# DATA SHOWN
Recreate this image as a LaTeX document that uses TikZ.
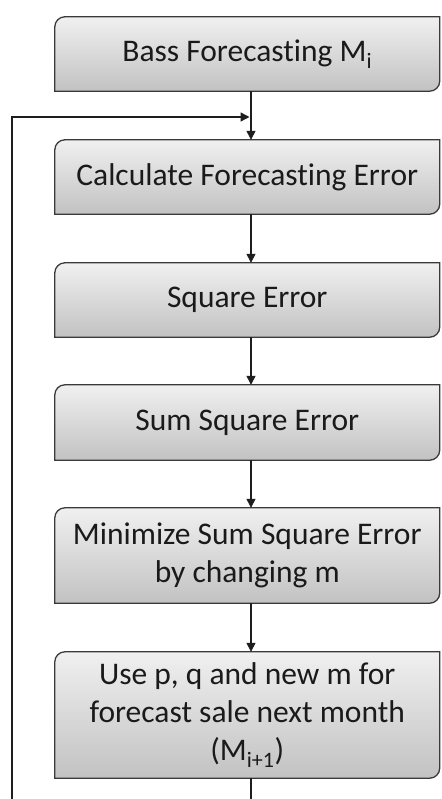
\documentclass[tikz,border=0pt]{standalone}
\usepackage{fontspec}
\setmainfont{Carlito}[Ligatures=CommonOff]
\usetikzlibrary{arrows.meta,backgrounds}
\definecolor{boxtop}{HTML}{F0F0F0}
\definecolor{boxbot}{HTML}{C2C2C2}
\definecolor{edge}{HTML}{3A3A3A}
\definecolor{wire}{HTML}{1E1E1E}
\definecolor{ink}{HTML}{1A1A1A}
\tikzset{
  stepbox/.style={minimum width=384.5pt, inner sep=0pt, align=center,
    font=\fontsize{31.5}{38}\selectfont, text=ink},
  wireline/.style={draw=wire, line width=1.4pt},
  flow/.style={wireline, -{Triangle[width=9pt,length=9pt]}},
  boxface/.style={top color=boxtop, bottom color=boxbot, draw=edge, line width=1.3pt},
  boxshade/.style={fill=black, opacity=.18},
}
% box outline with rounded top-left and bottom-right corners
\newcommand\cornerpath[1]{%
  (#1.south west) -- ([yshift=-10pt]#1.north west)
  .. controls ([yshift=-4.5pt]#1.north west) and ([xshift=4.5pt]#1.north west) .. ([xshift=10pt]#1.north west)
  -- (#1.north east) -- ([yshift=10pt]#1.south east)
  .. controls ([yshift=4.5pt]#1.south east) and ([xshift=-4.5pt]#1.south east) .. ([xshift=-10pt]#1.south east)
  -- cycle}
\newcommand\drawstep[1]{%
  \path[boxshade] [shift={(1.2pt,-1.6pt)}] \cornerpath{#1};
  \path[boxface] \cornerpath{#1};}
\begin{document}
\begin{tikzpicture}[x=1pt,y=-1pt]
  \clip (0,0) rectangle (441,799);

  \node[stepbox, minimum height=74pt]  (b1) at (247.25,54)    {Bass Forecasting M\textsubscript{i}};
  \node[stepbox, minimum height=74pt]  (b2) at (247.25,177)   {Calculate Forecasting Error};
  \node[stepbox, minimum height=74pt]  (b3) at (247.25,300)   {Square Error};
  \node[stepbox, minimum height=75pt]  (b4) at (247.25,422.5) {Sum Square Error};
  \node[stepbox, minimum height=95pt]  (b5) at (247.25,555.5) {Minimize Sum Square Error\\by changing m};
  \node[stepbox, minimum height=126pt] (b6) at (247.25,715)   {Use p, q and new m for\\forecast sale next month\\(M\textsubscript{i+1})};

  \begin{scope}[on background layer]
    \foreach \n in {b1,b2,b3,b4,b5,b6} {\drawstep{\n}}
  \end{scope}

  % straight flow between the steps
  \draw[flow] ([xshift=3.75pt]b1.south) -- ([xshift=3.75pt]b2.north);
  \draw[flow] ([xshift=3.75pt]b2.south) -- ([xshift=3.75pt]b3.north);
  \draw[flow] ([xshift=3.75pt]b3.south) -- ([xshift=3.75pt]b4.north);
  \draw[flow] ([xshift=3.75pt]b4.south) -- ([xshift=3.75pt]b5.north);
  \draw[flow] ([xshift=3.75pt]b5.south) -- ([xshift=3.75pt]b6.north);

  % feedback loop back to the top
  \coordinate (lowleft) at (12,815);
  \coordinate (merge) at (249.5,117);
  \draw[flow] ([xshift=3.75pt]b6.south) |- (lowleft) |- (merge);
\end{tikzpicture}
\end{document}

# WRITTEN PROBLEM
Transcribe the listing in full and omit the pictures.

# ANSWER TO THE TASK
Recreate this image as a LaTeX document that uses TikZ.
\documentclass[tikz,border=0pt]{standalone}
\usepackage{fontspec}
\setmainfont{Carlito}[Ligatures=CommonOff]
\usetikzlibrary{arrows.meta,backgrounds}
\definecolor{boxtop}{HTML}{F0F0F0}
\definecolor{boxbot}{HTML}{C2C2C2}
\definecolor{edge}{HTML}{3A3A3A}
\definecolor{wire}{HTML}{1E1E1E}
\definecolor{ink}{HTML}{1A1A1A}
\tikzset{
  stepbox/.style={minimum width=384.5pt, inner sep=0pt, align=center,
    font=\fontsize{31.5}{38}\selectfont, text=ink},
  wireline/.style={draw=wire, line width=1.4pt},
  flow/.style={wireline, -{Triangle[width=9pt,length=9pt]}},
  boxface/.style={top color=boxtop, bottom color=boxbot, draw=edge, line width=1.3pt},
  boxshade/.style={fill=black, opacity=.18},
}
% box outline with rounded top-left and bottom-right corners
\newcommand\cornerpath[1]{%
  (#1.south west) -- ([yshift=-10pt]#1.north west)
  .. controls ([yshift=-4.5pt]#1.north west) and ([xshift=4.5pt]#1.north west) .. ([xshift=10pt]#1.north west)
  -- (#1.north east) -- ([yshift=10pt]#1.south east)
  .. controls ([yshift=4.5pt]#1.south east) and ([xshift=-4.5pt]#1.south east) .. ([xshift=-10pt]#1.south east)
  -- cycle}
\newcommand\drawstep[1]{%
  \path[boxshade] [shift={(1.2pt,-1.6pt)}] \cornerpath{#1};
  \path[boxface] \cornerpath{#1};}
\begin{document}
\begin{tikzpicture}[x=1pt,y=-1pt]
  \clip (0,0) rectangle (441,799);

  \node[stepbox, minimum height=74pt]  (b1) at (247.25,54)    {Bass Forecasting M\textsubscript{i}};
  \node[stepbox, minimum height=74pt]  (b2) at (247.25,177)   {Calculate Forecasting Error};
  \node[stepbox, minimum height=74pt]  (b3) at (247.25,300)   {Square Error};
  \node[stepbox, minimum height=75pt]  (b4) at (247.25,422.5) {Sum Square Error};
  \node[stepbox, minimum height=95pt]  (b5) at (247.25,555.5) {Minimize Sum Square Error\\by changing m};
  \node[stepbox, minimum height=126pt] (b6) at (247.25,715)   {Use p, q and new m for\\forecast sale next month\\(M\textsubscript{i+1})};

  \begin{scope}[on background layer]
    \foreach \n in {b1,b2,b3,b4,b5,b6} {\drawstep{\n}}
  \end{scope}

  % straight flow between the steps
  \draw[flow] ([xshift=3.75pt]b1.south) -- ([xshift=3.75pt]b2.north);
  \draw[flow] ([xshift=3.75pt]b2.south) -- ([xshift=3.75pt]b3.north);
  \draw[flow] ([xshift=3.75pt]b3.south) -- ([xshift=3.75pt]b4.north);
  \draw[flow] ([xshift=3.75pt]b4.south) -- ([xshift=3.75pt]b5.north);
  \draw[flow] ([xshift=3.75pt]b5.south) -- ([xshift=3.75pt]b6.north);

  % feedback loop back to the top
  \coordinate (lowleft) at (12,815);
  \coordinate (merge) at (249.5,117);
  \draw[flow] ([xshift=3.75pt]b6.south) |- (lowleft) |- (merge);
\end{tikzpicture}
\end{document}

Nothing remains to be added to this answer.